→ **Supplied data**:
____

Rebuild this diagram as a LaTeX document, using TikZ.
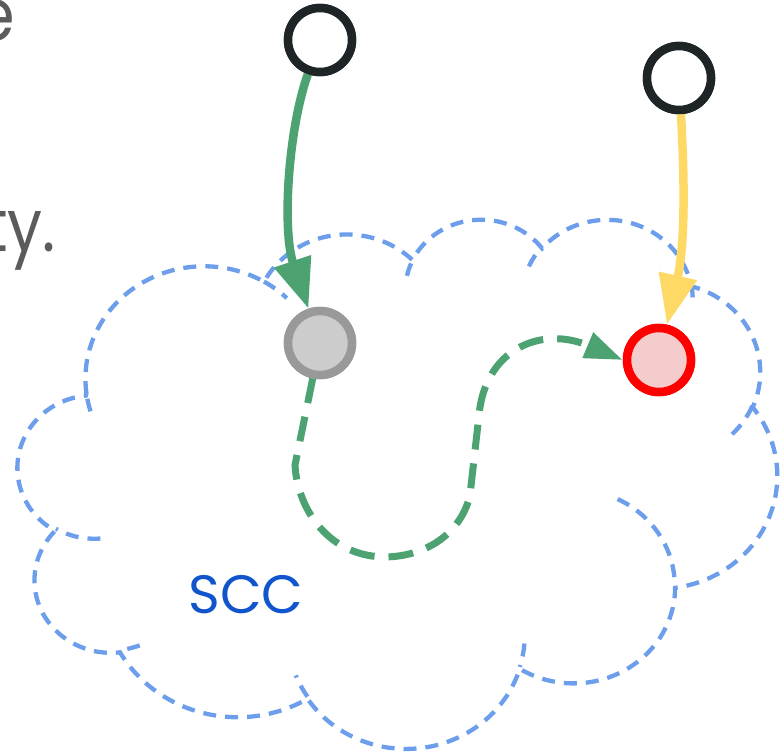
\documentclass[tikz,border=0pt]{standalone}
\usepackage{fontspec}
\setmainfont{Poppins}
\newfontfamily\bodyfont[FakeStretch=0.85]{Poppins}
\usetikzlibrary{arrows.meta}

\definecolor{cloudblue}{HTML}{6D9EEB}
\definecolor{edgegreen}{HTML}{4DA271}
\definecolor{edgeyellow}{HTML}{FFD966}
\definecolor{ringdark}{HTML}{1F2527}
\definecolor{ringgray}{HTML}{999999}
\definecolor{fillgray}{HTML}{CCCCCC}
\definecolor{ringred}{HTML}{FF0000}
\definecolor{fillred}{HTML}{F4CCCC}
\definecolor{textgray}{HTML}{5B5B5B}
\definecolor{labelblue}{HTML}{1155CC}

% Append an elliptical arc to the path stored in #1.
% #2,#3: radii; #4: start angle; #5: sweep (both measured as ray angles).
\newcommand\addcloudarc[5]{%
  \pgfmathsetmacro\cldA{atan2(#2*sin(#4),#3*cos(#4))}%
  \pgfmathsetmacro\cldB{atan2(#2*sin(#4+#5),#3*cos(#4+#5))}%
  \pgfmathsetmacro\cldD{mod(\cldB-\cldA+720,360)}%
  \xdef#1{#1 arc[x radius=#2, y radius=#3, start angle=\cldA, delta angle=\cldD]}%
}

\tikzset{
  cloudline/.style={draw=cloudblue, line width=4.3pt, dash pattern=on 13pt off 9pt},
  vtx/.style={circle, minimum size=64pt, inner sep=0pt, line width=8.5pt},
  srcnode/.style={vtx, draw=ringdark, fill=white},
  grynode/.style={vtx, draw=ringgray, fill=fillgray},
  rednode/.style={vtx, draw=ringred, fill=fillred},
  bigtip/.style={-{Triangle[length=50pt,width=37pt]}},
  greenedge/.style={draw=edgegreen, line width=8.5pt, bigtip},
  yellowedge/.style={draw=edgeyellow, line width=8.5pt, bigtip},
  loopedge/.style={draw=edgegreen, line width=7pt, dash pattern=on 25pt off 14pt,
    -{Triangle[length=38pt,width=26pt]}},
  bodytext/.style={text=textgray, inner sep=0pt, font=\bodyfont\fontsize{73pt}{84pt}\selectfont},
  scclabel/.style={text=labelblue, inner sep=0pt, font=\fontsize{54pt}{64pt}\selectfont},
}

\begin{document}
\begin{tikzpicture}[x=1pt, y=-1pt]
\useasboundingbox (0,0) rectangle (784,752);

% cloud outline with its inner folds
\begin{scope}[shift={(18,218)}, x=17.569pt, y=-12.245pt]
  \def\cloudpath{(3.9,14.37)}
  \addcloudarc\cloudpath{6.753}{9.19}{-190.4875}{123.7805}
  \addcloudarc\cloudpath{5.333}{7.267}{-144.1024}{89.9452}
  \addcloudarc\cloudpath{4.365}{5.945}{-145.8079}{99.723}
  \addcloudarc\cloudpath{4.857}{6.595}{-130.9861}{117.2417}
  \addcloudarc\cloudpath{5.333}{7.273}{-78.7089}{109.0269}
  \addcloudarc\cloudpath{6.775}{9.22}{-46.2673}{130.269}
  \addcloudarc\cloudpath{5.785}{7.867}{0.625}{114.0333}
  \addcloudarc\cloudpath{6.752}{9.215}{22.4516}{115.1726}
  \addcloudarc\cloudpath{7.72}{10.543}{66.2426}{75.711}
  \addcloudarc\cloudpath{4.36}{5.918}{-274.9421}{146.7356}
  \addcloudarc\cloudpath{4.345}{5.945}{-246.8285}{152.5189}
  \draw[cloudline] \cloudpath -- cycle;

  \def\foldA{(4.693,26.177)}\addcloudarc\foldA{4.345}{5.945}{86.742}{26.4295}
  \def\foldB{(6.928,34.899)}\addcloudarc\foldB{4.36}{5.918}{73.6105}{11.4475}
  \def\foldC{(16.478,39.09)}\addcloudarc\foldC{6.752}{9.215}{137.6242}{14.0811}
  \def\foldD{(28.827,34.751)}\addcloudarc\foldD{6.752}{9.215}{6.4533}{15.9984}
  \def\foldE{(34.129,22.954)}\addcloudarc\foldE{5.785}{7.867}{-70.2924}{70.9174}
  \def\foldF{(41.798,15.354)}\addcloudarc\foldF{5.333}{7.273}{30.318}{27.7515}
  \def\foldG{(38.324,5.426)}\addcloudarc\foldG{4.857}{6.595}{-13.7443}{14.8589}
  \def\foldH{(29.078,3.952)}\addcloudarc\foldH{4.857}{6.595}{-149.1815}{18.1954}
  \def\foldI{(22.141,4.72)}\addcloudarc\foldI{4.365}{5.945}{-163.4943}{17.6864}
  \def\foldJ{(14,5.192)}\addcloudarc\foldJ{6.753}{9.19}{-66.707}{12.3194}
  \def\foldK{(4.127,15.789)}\addcloudarc\foldK{6.753}{9.19}{157.6544}{11.8582}
  \draw[cloudline] \foldA; \draw[cloudline] \foldB; \draw[cloudline] \foldC;
  \draw[cloudline] \foldD; \draw[cloudline] \foldE; \draw[cloudline] \foldF;
  \draw[cloudline] \foldG; \draw[cloudline] \foldH; \draw[cloudline] \foldI;
  \draw[cloudline] \foldJ; \draw[cloudline] \foldK;
\end{scope}

% text running in from the left
\node[bodytext, anchor=base east] (wordA) at (15,41) {e};
\node[bodytext, anchor=base east] (wordB) at (56,251) {ty.};
\node[scclabel, anchor=base] (scc) at (246,613) {SCC};

% vertices
\node[srcnode] (s1) at (320,40) {};
\node[srcnode] (s2) at (679,78) {};
\node[grynode] (g) at (320,343) {};
\node[rednode] (r) at (659,360) {};

% edges
\draw[greenedge] (s1) .. controls (288,130) and (282,230) .. (g);
\draw[yellowedge] (s2) .. controls (684,170) and (686,240) .. (r);
\draw[loopedge] (g) -- (295,465)
  .. controls (297,505) and (325,555) .. (383,557)
  .. controls (430,557) and (462,530) .. (470,495)
  -- (479,415)
  .. controls (485,350) and (540,325) .. (r.west);

% keep vertices above edges
\node[srcnode] at (s1) {};
\node[srcnode] at (s2) {};
\node[grynode] at (g) {};
\node[rednode] at (r) {};
\end{tikzpicture}
\end{document}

____

→ **Problem to work on**: Make an exact reproduction of the listing above, without any pictures.

→ **Result of the task**:
Rebuild this diagram as a LaTeX document, using TikZ.
\documentclass[tikz,border=0pt]{standalone}
\usepackage{fontspec}
\setmainfont{Poppins}
\newfontfamily\bodyfont[FakeStretch=0.85]{Poppins}
\usetikzlibrary{arrows.meta}

\definecolor{cloudblue}{HTML}{6D9EEB}
\definecolor{edgegreen}{HTML}{4DA271}
\definecolor{edgeyellow}{HTML}{FFD966}
\definecolor{ringdark}{HTML}{1F2527}
\definecolor{ringgray}{HTML}{999999}
\definecolor{fillgray}{HTML}{CCCCCC}
\definecolor{ringred}{HTML}{FF0000}
\definecolor{fillred}{HTML}{F4CCCC}
\definecolor{textgray}{HTML}{5B5B5B}
\definecolor{labelblue}{HTML}{1155CC}

% Append an elliptical arc to the path stored in #1.
% #2,#3: radii; #4: start angle; #5: sweep (both measured as ray angles).
\newcommand\addcloudarc[5]{%
  \pgfmathsetmacro\cldA{atan2(#2*sin(#4),#3*cos(#4))}%
  \pgfmathsetmacro\cldB{atan2(#2*sin(#4+#5),#3*cos(#4+#5))}%
  \pgfmathsetmacro\cldD{mod(\cldB-\cldA+720,360)}%
  \xdef#1{#1 arc[x radius=#2, y radius=#3, start angle=\cldA, delta angle=\cldD]}%
}

\tikzset{
  cloudline/.style={draw=cloudblue, line width=4.3pt, dash pattern=on 13pt off 9pt},
  vtx/.style={circle, minimum size=64pt, inner sep=0pt, line width=8.5pt},
  srcnode/.style={vtx, draw=ringdark, fill=white},
  grynode/.style={vtx, draw=ringgray, fill=fillgray},
  rednode/.style={vtx, draw=ringred, fill=fillred},
  bigtip/.style={-{Triangle[length=50pt,width=37pt]}},
  greenedge/.style={draw=edgegreen, line width=8.5pt, bigtip},
  yellowedge/.style={draw=edgeyellow, line width=8.5pt, bigtip},
  loopedge/.style={draw=edgegreen, line width=7pt, dash pattern=on 25pt off 14pt,
    -{Triangle[length=38pt,width=26pt]}},
  bodytext/.style={text=textgray, inner sep=0pt, font=\bodyfont\fontsize{73pt}{84pt}\selectfont},
  scclabel/.style={text=labelblue, inner sep=0pt, font=\fontsize{54pt}{64pt}\selectfont},
}

\begin{document}
\begin{tikzpicture}[x=1pt, y=-1pt]
\useasboundingbox (0,0) rectangle (784,752);

% cloud outline with its inner folds
\begin{scope}[shift={(18,218)}, x=17.569pt, y=-12.245pt]
  \def\cloudpath{(3.9,14.37)}
  \addcloudarc\cloudpath{6.753}{9.19}{-190.4875}{123.7805}
  \addcloudarc\cloudpath{5.333}{7.267}{-144.1024}{89.9452}
  \addcloudarc\cloudpath{4.365}{5.945}{-145.8079}{99.723}
  \addcloudarc\cloudpath{4.857}{6.595}{-130.9861}{117.2417}
  \addcloudarc\cloudpath{5.333}{7.273}{-78.7089}{109.0269}
  \addcloudarc\cloudpath{6.775}{9.22}{-46.2673}{130.269}
  \addcloudarc\cloudpath{5.785}{7.867}{0.625}{114.0333}
  \addcloudarc\cloudpath{6.752}{9.215}{22.4516}{115.1726}
  \addcloudarc\cloudpath{7.72}{10.543}{66.2426}{75.711}
  \addcloudarc\cloudpath{4.36}{5.918}{-274.9421}{146.7356}
  \addcloudarc\cloudpath{4.345}{5.945}{-246.8285}{152.5189}
  \draw[cloudline] \cloudpath -- cycle;

  \def\foldA{(4.693,26.177)}\addcloudarc\foldA{4.345}{5.945}{86.742}{26.4295}
  \def\foldB{(6.928,34.899)}\addcloudarc\foldB{4.36}{5.918}{73.6105}{11.4475}
  \def\foldC{(16.478,39.09)}\addcloudarc\foldC{6.752}{9.215}{137.6242}{14.0811}
  \def\foldD{(28.827,34.751)}\addcloudarc\foldD{6.752}{9.215}{6.4533}{15.9984}
  \def\foldE{(34.129,22.954)}\addcloudarc\foldE{5.785}{7.867}{-70.2924}{70.9174}
  \def\foldF{(41.798,15.354)}\addcloudarc\foldF{5.333}{7.273}{30.318}{27.7515}
  \def\foldG{(38.324,5.426)}\addcloudarc\foldG{4.857}{6.595}{-13.7443}{14.8589}
  \def\foldH{(29.078,3.952)}\addcloudarc\foldH{4.857}{6.595}{-149.1815}{18.1954}
  \def\foldI{(22.141,4.72)}\addcloudarc\foldI{4.365}{5.945}{-163.4943}{17.6864}
  \def\foldJ{(14,5.192)}\addcloudarc\foldJ{6.753}{9.19}{-66.707}{12.3194}
  \def\foldK{(4.127,15.789)}\addcloudarc\foldK{6.753}{9.19}{157.6544}{11.8582}
  \draw[cloudline] \foldA; \draw[cloudline] \foldB; \draw[cloudline] \foldC;
  \draw[cloudline] \foldD; \draw[cloudline] \foldE; \draw[cloudline] \foldF;
  \draw[cloudline] \foldG; \draw[cloudline] \foldH; \draw[cloudline] \foldI;
  \draw[cloudline] \foldJ; \draw[cloudline] \foldK;
\end{scope}

% text running in from the left
\node[bodytext, anchor=base east] (wordA) at (15,41) {e};
\node[bodytext, anchor=base east] (wordB) at (56,251) {ty.};
\node[scclabel, anchor=base] (scc) at (246,613) {SCC};

% vertices
\node[srcnode] (s1) at (320,40) {};
\node[srcnode] (s2) at (679,78) {};
\node[grynode] (g) at (320,343) {};
\node[rednode] (r) at (659,360) {};

% edges
\draw[greenedge] (s1) .. controls (288,130) and (282,230) .. (g);
\draw[yellowedge] (s2) .. controls (684,170) and (686,240) .. (r);
\draw[loopedge] (g) -- (295,465)
  .. controls (297,505) and (325,555) .. (383,557)
  .. controls (430,557) and (462,530) .. (470,495)
  -- (479,415)
  .. controls (485,350) and (540,325) .. (r.west);

% keep vertices above edges
\node[srcnode] at (s1) {};
\node[srcnode] at (s2) {};
\node[grynode] at (g) {};
\node[rednode] at (r) {};
\end{tikzpicture}
\end{document}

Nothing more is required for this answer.